The Government of Sri Lanka owns 80 per cent of the country's land and the rest is privately owned. Land is presumed to be owned by the state unless proven otherwise, under the State Lands Encroachments Ordinance. The government created state-sponsored land settlement schemes (SLSS) to house the population, mandated by the 1840 Crown Land (Encroachment) Ordinance (revised in 1949) and the 1935 Land Development Ordinance. As an unintended side-effect of these provisions, squatting occurs in SLSS zones because it is hard to transfer ownership.

In 1984, the government identified four types of housing in need of upgrading. These were slums where people were owners or renters, shanty towns constructed by squatters, peri-urban developments where people were owners or renters and derelict houses occupied by temporary workers. In 1998, the Registration of Title Act set up a system to register titles, which was first rolled out in the areas of Anuradhapura,
Gampaha, Gampola, Hambantota, Homagama, Jaffna, Kandy, Kurunegala, Negombo and Ratnapura.
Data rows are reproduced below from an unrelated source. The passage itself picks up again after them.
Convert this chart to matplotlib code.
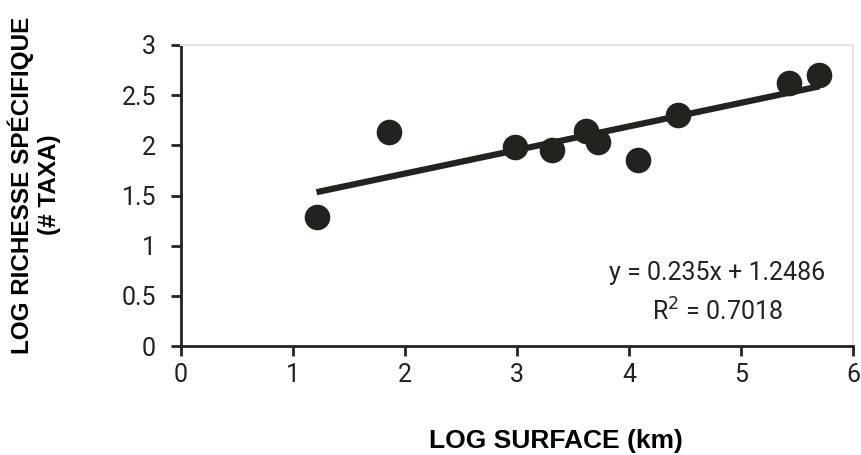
import matplotlib
matplotlib.use("Agg")
import matplotlib.pyplot as plt
from matplotlib import font_manager

log_surface = [1.21, 1.855, 2.98, 3.31, 3.62, 3.72, 4.08, 4.44, 5.43, 5.70]
log_richesse = [1.29, 2.13, 1.98, 1.95, 2.14, 2.03, 1.85, 2.30, 2.62, 2.70]
slope = 0.235
intercept = 1.2486
r2 = 0.7018
x_ticks = [0, 1, 2, 3, 4, 5, 6]
y_ticks = [0, 0.5, 1, 1.5, 2, 2.5, 3]
y_tick_labels = ["0", "0.5", "1", "1.5", "2", "2.5", "3"]

names = {f.name for f in font_manager.fontManager.ttflist}
narrow = ["Liberation Sans Narrow", "DejaVu Sans"] if "Liberation Sans Narrow" in names else ["Roboto", "DejaVu Sans"]
bold_font = ["Liberation Sans", "DejaVu Sans"]

fig = plt.figure(figsize=(8.61, 4.55), dpi=100)
ax = fig.add_axes([181/861, 109/455, 672/861, 301/455])

dark = "#22231f"
ax.scatter(log_surface, log_richesse, s=340, color=dark, zorder=3, linewidths=0)
x0, x1 = min(log_surface), max(log_surface)
ax.plot([x0, x1], [slope*x0 + intercept, slope*x1 + intercept], color=dark, lw=4.5,
        solid_capstyle="butt", zorder=2)

ax.set_xlim(0, 6)
ax.set_ylim(0, 3)
ax.set_xticks(x_ticks)
ax.set_yticks(y_ticks)
ax.set_yticklabels(y_tick_labels)
for lab in ax.get_xticklabels() + ax.get_yticklabels():
    lab.set_family(narrow)
    lab.set_fontsize(18)
    lab.set_color("#222222")

for s in ["left", "bottom"]:
    ax.spines[s].set_color(dark)
    ax.spines[s].set_linewidth(2.0)
for s in ["top", "right"]:
    ax.spines[s].set_color("#e6e6e6")
    ax.spines[s].set_linewidth(1.5)
ax.tick_params(axis="both", direction="out", length=7, width=2.0, color=dark)
ax.tick_params(axis="y", pad=11)
ax.tick_params(axis="x", pad=5)

fig.text(556/861, (455-448)/455, "LOG SURFACE (km)", family=bold_font, fontweight="bold",
         fontsize=19, ha="center", va="baseline")
fig.text(34/861, (455-185)/455, "LOG RICHESSE SPÉCIFIQUE\n(# TAXA)", family=bold_font,
         fontweight="bold", fontsize=17.5, rotation=90, ha="center", va="center",
         multialignment="center", linespacing=1.2)

ax.text(0.798, 0.2425, f"y = {slope}x + {intercept}", transform=ax.transAxes,
        ha="center", va="center", family=narrow, fontsize=18, color="#222222")
ax.text(0.798, 0.113, "R$^{2}$ = " + f"{r2:.4f}", transform=ax.transAxes,
        ha="center", va="center", family=narrow, fontsize=18, color="#222222")

fig.savefig("out.png", dpi=100)
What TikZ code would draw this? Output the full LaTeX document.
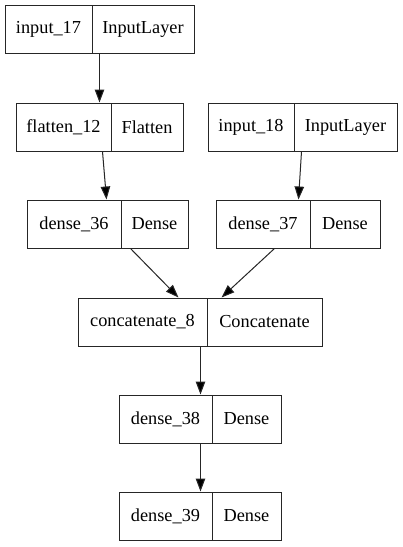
\documentclass[tikz,border=0pt]{standalone}
\usepackage{fontspec}
\setmainfont{Liberation Serif}
\usetikzlibrary{arrows.meta,calc}
\tikzset{
  cell/.style={draw=black!85, line width=1pt, inner sep=0pt, minimum height=48pt,
    font=\fontsize{18.3}{20}\selectfont, text=black},
  conn/.style={draw=black!85, line width=1pt,
    -{Triangle[length=13pt,width=9.5pt,fill=black]}}
}
\begin{document}
\begin{tikzpicture}[x=1pt,y=-1pt]
\useasboundingbox[fill=white] (0,0) rectangle (403,547);
% input_17
\node[cell, minimum width=87pt] (a1) at (48.5,29) {input\_17};
\node[cell, minimum width=102pt] (a2) at (143,29) {InputLayer};
% flatten_12
\node[cell, minimum width=95pt] (f1) at (63.5,127) {flatten\_12};
\node[cell, minimum width=72pt] (f2) at (147,127) {Flatten};
% input_18
\node[cell, minimum width=86pt] (i1) at (251,127) {input\_18};
\node[cell, minimum width=103pt] (i2) at (345.5,127) {InputLayer};
% dense_36
\node[cell, minimum width=94pt] (d1) at (74,224) {dense\_36};
\node[cell, minimum width=67pt] (d2) at (154.5,224) {Dense};
% dense_37
\node[cell, minimum width=94pt] (e1) at (263,224) {dense\_37};
\node[cell, minimum width=70pt] (e2) at (345,224) {Dense};
% concatenate_8
\node[cell, minimum width=129pt] (c1) at (142.5,322) {concatenate\_8};
\node[cell, minimum width=115pt] (c2) at (264.5,322) {Concatenate};
% dense_38
\node[cell, minimum width=93pt] (g1) at (165.5,419) {dense\_38};
\node[cell, minimum width=69pt] (g2) at (246.5,419) {Dense};
% dense_39
\node[cell, minimum width=93pt] (h1) at (165.5,516) {dense\_39};
\node[cell, minimum width=69pt] (h2) at (246.5,516) {Dense};
% connectors
\draw[conn] ([xshift=7pt]a1.south east) -- ([xshift=-12pt]f1.north east);
\draw[conn] ([xshift=-9pt]f1.south east) -- ([xshift=-15pt]d1.north east);
\draw[conn] ([xshift=7pt]i1.south east) -- ([xshift=-12pt]e1.north east);
\draw[conn] ([xshift=9pt]d1.south east) -- ([xshift=-29pt]c1.north east);
\draw[conn] ([xshift=-36pt]e1.south east) -- ([xshift=15pt]c2.north west);
\draw[conn] ([xshift=-7pt]c1.south east) -- ([xshift=-12pt]g1.north east);
\draw[conn] ([xshift=-12pt]g1.south east) -- ([xshift=-12pt]h1.north east);
\end{tikzpicture}
\end{document}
After the Indian Ocean earthquake in 2004, many people were displaced and some started squatting. During the Sri Lankan Civil War (1983–2009) 289,915 people were displaced in the Vanni region. The government then announced the Prescription (Special Provisions) Act, which aimed to help people who had been displaced to reclaim their property. The act ensured that the previous doctrine of adverse possession after 10 years was no longer valid.

Sri Lanka Railways stated in 2018 that it owned 14,000 plots of land, of which around 10,000 acres had been squatted and that some occupiers were railway employees. In 2020, the Sri Lankan Sunday Times reported that in total over 600,000 people were squatting on state land and that the land commissioner had decided that those who had occupied their homes for more than eight years could claim title. A cabinet subcommittee was set up to investigate further but its meetings were delayed as a result of the COVID-19 pandemic.

Since 2010 Sri Lanka has been aggressively removing shanties and slums and forcefully relocating urban slum dwellers to high-rise social housing projects. These new units offered a two-bedroom housing unit with a living room, kitchen, and bathroom.